(Collection entries)
+--

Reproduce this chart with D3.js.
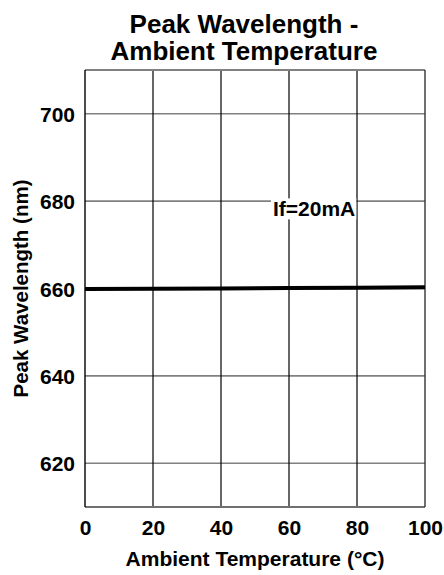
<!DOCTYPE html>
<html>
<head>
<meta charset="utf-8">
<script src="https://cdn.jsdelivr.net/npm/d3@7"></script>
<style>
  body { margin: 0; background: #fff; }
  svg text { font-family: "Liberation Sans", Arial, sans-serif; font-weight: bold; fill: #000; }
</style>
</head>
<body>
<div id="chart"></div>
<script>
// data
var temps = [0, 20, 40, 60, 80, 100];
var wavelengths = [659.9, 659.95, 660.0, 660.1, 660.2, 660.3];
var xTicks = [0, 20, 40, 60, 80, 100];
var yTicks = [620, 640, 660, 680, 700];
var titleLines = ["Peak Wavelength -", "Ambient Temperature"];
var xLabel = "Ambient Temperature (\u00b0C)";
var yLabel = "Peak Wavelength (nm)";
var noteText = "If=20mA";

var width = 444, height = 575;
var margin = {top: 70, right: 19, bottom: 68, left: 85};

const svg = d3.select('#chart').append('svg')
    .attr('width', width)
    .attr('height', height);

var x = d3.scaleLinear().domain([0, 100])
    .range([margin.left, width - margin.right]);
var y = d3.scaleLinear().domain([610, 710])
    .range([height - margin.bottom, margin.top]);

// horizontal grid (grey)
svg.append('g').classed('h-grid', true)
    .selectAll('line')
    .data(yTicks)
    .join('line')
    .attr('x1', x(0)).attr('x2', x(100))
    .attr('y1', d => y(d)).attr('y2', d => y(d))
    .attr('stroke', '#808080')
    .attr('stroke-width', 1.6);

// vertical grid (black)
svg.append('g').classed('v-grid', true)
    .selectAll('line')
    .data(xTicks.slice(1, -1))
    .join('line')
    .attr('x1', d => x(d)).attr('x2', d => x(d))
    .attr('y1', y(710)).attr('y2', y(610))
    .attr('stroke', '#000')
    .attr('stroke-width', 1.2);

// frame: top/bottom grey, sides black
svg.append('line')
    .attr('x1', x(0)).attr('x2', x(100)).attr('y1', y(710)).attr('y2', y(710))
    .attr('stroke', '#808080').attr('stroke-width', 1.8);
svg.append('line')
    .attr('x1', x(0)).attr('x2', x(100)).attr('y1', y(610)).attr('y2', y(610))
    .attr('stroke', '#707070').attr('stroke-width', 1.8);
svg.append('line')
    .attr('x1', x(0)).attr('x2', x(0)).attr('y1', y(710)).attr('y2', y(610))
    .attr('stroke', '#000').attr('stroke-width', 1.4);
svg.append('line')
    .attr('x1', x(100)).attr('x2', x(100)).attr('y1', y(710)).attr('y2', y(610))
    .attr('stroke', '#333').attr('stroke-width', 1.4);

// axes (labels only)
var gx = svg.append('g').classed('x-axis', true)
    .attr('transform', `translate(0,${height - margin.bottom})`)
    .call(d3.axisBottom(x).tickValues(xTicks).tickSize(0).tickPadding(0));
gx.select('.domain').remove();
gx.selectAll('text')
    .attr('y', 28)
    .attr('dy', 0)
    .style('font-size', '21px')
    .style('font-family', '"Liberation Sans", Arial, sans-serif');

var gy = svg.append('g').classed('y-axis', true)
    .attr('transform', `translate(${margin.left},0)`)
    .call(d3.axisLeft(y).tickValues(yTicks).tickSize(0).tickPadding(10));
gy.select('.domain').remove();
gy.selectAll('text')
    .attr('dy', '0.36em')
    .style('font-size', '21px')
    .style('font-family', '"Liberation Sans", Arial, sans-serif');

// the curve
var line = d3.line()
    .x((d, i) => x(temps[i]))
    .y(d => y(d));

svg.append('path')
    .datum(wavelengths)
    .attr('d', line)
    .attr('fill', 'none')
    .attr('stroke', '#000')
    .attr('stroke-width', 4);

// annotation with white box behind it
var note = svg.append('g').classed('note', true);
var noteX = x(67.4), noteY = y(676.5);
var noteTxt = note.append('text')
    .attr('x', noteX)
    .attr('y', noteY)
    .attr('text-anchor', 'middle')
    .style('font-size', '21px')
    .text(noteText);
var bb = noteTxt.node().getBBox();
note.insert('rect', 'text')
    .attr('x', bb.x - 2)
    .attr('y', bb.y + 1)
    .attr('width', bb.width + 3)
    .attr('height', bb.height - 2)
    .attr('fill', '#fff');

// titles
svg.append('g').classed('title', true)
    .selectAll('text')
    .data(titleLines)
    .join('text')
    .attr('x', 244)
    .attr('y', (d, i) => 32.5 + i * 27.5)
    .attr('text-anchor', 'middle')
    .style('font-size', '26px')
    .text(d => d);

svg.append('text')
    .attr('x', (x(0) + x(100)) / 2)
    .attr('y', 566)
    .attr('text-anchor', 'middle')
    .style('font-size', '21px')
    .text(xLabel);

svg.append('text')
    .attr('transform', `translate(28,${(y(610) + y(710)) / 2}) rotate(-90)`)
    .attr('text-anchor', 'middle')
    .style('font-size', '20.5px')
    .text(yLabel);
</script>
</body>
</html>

+--

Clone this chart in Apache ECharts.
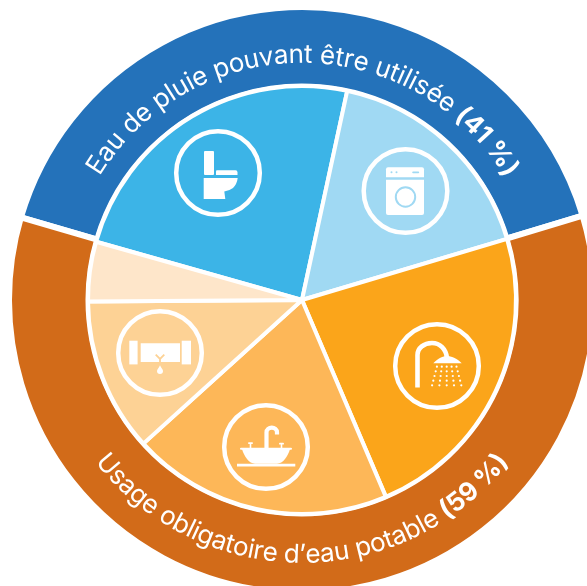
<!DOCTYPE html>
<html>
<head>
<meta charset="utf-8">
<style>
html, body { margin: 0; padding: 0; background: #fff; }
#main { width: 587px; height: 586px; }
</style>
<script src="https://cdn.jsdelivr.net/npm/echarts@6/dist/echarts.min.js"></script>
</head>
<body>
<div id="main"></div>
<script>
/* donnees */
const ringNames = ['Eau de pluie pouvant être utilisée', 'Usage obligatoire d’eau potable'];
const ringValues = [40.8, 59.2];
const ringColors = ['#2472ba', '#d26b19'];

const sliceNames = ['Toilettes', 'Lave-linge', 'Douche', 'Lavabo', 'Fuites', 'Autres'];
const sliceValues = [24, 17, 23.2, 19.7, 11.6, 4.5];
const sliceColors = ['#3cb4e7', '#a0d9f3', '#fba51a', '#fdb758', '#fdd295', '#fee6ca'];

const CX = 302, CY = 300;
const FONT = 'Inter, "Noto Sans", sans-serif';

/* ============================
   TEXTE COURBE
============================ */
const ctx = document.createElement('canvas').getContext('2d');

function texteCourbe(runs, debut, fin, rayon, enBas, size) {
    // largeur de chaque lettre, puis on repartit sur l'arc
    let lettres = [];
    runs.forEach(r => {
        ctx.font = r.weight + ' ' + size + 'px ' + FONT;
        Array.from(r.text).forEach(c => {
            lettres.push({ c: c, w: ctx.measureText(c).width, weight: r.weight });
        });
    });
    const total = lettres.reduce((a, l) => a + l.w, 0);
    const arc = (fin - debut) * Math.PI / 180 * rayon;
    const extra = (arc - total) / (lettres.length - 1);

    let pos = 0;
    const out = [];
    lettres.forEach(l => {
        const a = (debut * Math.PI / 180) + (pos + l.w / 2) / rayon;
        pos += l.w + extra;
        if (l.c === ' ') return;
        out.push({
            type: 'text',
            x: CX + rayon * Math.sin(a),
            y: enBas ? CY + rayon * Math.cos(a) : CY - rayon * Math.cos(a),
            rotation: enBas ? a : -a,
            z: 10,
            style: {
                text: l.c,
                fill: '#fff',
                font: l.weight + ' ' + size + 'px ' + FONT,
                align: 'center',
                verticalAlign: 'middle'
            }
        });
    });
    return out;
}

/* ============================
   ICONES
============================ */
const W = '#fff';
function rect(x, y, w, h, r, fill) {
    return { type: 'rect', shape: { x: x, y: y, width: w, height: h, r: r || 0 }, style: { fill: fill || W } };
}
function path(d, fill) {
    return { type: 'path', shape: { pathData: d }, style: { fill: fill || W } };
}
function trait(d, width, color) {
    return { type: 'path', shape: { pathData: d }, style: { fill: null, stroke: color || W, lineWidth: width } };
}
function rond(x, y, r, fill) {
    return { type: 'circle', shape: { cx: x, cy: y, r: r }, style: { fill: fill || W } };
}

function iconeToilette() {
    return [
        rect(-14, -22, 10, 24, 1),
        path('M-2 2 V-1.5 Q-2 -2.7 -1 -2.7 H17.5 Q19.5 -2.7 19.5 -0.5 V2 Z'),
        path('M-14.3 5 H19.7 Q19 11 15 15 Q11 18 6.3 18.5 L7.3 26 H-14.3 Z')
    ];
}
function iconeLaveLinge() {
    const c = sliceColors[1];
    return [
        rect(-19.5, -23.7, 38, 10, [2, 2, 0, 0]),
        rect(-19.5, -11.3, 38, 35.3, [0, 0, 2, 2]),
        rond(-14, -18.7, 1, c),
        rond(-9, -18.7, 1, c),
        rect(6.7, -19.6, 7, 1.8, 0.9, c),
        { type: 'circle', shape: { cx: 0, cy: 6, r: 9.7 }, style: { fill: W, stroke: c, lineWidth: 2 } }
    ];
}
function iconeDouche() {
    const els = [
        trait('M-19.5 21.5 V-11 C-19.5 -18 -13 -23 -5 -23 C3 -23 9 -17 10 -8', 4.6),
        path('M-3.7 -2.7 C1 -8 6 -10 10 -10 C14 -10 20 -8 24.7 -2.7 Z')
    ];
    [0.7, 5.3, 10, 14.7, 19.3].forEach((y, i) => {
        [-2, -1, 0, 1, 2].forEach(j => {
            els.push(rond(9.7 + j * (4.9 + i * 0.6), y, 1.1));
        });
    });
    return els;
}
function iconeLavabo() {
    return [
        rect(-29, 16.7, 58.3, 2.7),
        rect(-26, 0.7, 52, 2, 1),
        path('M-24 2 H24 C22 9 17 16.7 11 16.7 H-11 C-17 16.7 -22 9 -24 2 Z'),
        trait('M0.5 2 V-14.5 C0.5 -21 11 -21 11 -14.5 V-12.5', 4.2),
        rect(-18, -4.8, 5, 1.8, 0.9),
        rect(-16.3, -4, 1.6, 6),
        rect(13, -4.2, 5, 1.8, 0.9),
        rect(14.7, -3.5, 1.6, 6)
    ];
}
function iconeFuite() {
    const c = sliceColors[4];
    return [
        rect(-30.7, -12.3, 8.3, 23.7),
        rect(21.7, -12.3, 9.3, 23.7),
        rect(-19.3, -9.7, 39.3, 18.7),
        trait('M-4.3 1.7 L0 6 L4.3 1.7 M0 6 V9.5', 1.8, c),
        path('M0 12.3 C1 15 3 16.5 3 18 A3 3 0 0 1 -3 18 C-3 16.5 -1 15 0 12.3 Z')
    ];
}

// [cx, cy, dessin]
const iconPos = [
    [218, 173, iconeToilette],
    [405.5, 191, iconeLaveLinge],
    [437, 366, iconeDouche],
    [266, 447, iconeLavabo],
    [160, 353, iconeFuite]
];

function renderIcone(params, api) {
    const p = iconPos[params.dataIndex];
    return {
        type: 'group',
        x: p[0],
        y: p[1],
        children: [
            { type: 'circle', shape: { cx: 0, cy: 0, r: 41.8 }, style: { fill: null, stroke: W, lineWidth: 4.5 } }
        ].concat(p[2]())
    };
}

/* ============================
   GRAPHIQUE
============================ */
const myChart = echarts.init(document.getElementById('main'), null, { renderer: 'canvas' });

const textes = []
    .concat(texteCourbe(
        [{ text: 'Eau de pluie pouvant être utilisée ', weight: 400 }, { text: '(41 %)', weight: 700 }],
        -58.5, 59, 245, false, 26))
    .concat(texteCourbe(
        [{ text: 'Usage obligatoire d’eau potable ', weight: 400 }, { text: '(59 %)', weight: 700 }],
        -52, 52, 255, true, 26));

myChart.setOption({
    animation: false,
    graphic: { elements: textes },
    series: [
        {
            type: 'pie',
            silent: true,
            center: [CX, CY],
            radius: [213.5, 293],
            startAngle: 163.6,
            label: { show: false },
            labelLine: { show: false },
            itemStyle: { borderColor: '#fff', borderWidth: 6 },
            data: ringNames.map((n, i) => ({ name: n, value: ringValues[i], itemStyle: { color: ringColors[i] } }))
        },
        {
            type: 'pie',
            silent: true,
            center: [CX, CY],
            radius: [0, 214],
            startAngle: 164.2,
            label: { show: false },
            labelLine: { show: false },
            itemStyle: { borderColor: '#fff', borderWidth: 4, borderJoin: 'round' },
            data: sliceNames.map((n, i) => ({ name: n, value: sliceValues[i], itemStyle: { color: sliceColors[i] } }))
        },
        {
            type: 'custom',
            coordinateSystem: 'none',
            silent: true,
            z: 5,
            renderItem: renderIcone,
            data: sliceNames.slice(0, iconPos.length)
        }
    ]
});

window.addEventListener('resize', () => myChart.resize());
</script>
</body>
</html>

+--

=== GIVEN TASK ===
Write out, exactly and with nothing added, everything from the line with "Clone this chart in Apache ECharts." down to the line with "const extra = (arc", both included. Drop any pictures.

=== ANSWER FOR THIS EXERCISE ===
Clone this chart in Apache ECharts.
<!DOCTYPE html>
<html>
<head>
<meta charset="utf-8">
<style>
html, body { margin: 0; padding: 0; background: #fff; }
#main { width: 587px; height: 586px; }
</style>
<script src="https://cdn.jsdelivr.net/npm/echarts@6/dist/echarts.min.js"></script>
</head>
<body>
<div id="main"></div>
<script>
/* donnees */
const ringNames = ['Eau de pluie pouvant être utilisée', 'Usage obligatoire d’eau potable'];
const ringValues = [40.8, 59.2];
const ringColors = ['#2472ba', '#d26b19'];

const sliceNames = ['Toilettes', 'Lave-linge', 'Douche', 'Lavabo', 'Fuites', 'Autres'];
const sliceValues = [24, 17, 23.2, 19.7, 11.6, 4.5];
const sliceColors = ['#3cb4e7', '#a0d9f3', '#fba51a', '#fdb758', '#fdd295', '#fee6ca'];

const CX = 302, CY = 300;
const FONT = 'Inter, "Noto Sans", sans-serif';

/* ============================
   TEXTE COURBE
============================ */
const ctx = document.createElement('canvas').getContext('2d');

function texteCourbe(runs, debut, fin, rayon, enBas, size) {
    // largeur de chaque lettre, puis on repartit sur l'arc
    let lettres = [];
    runs.forEach(r => {
        ctx.font = r.weight + ' ' + size + 'px ' + FONT;
        Array.from(r.text).forEach(c => {
            lettres.push({ c: c, w: ctx.measureText(c).width, weight: r.weight });
        });
    });
    const total = lettres.reduce((a, l) => a + l.w, 0);
    const arc = (fin - debut) * Math.PI / 180 * rayon;
    const extra = (arc - total) / (lettres.length - 1);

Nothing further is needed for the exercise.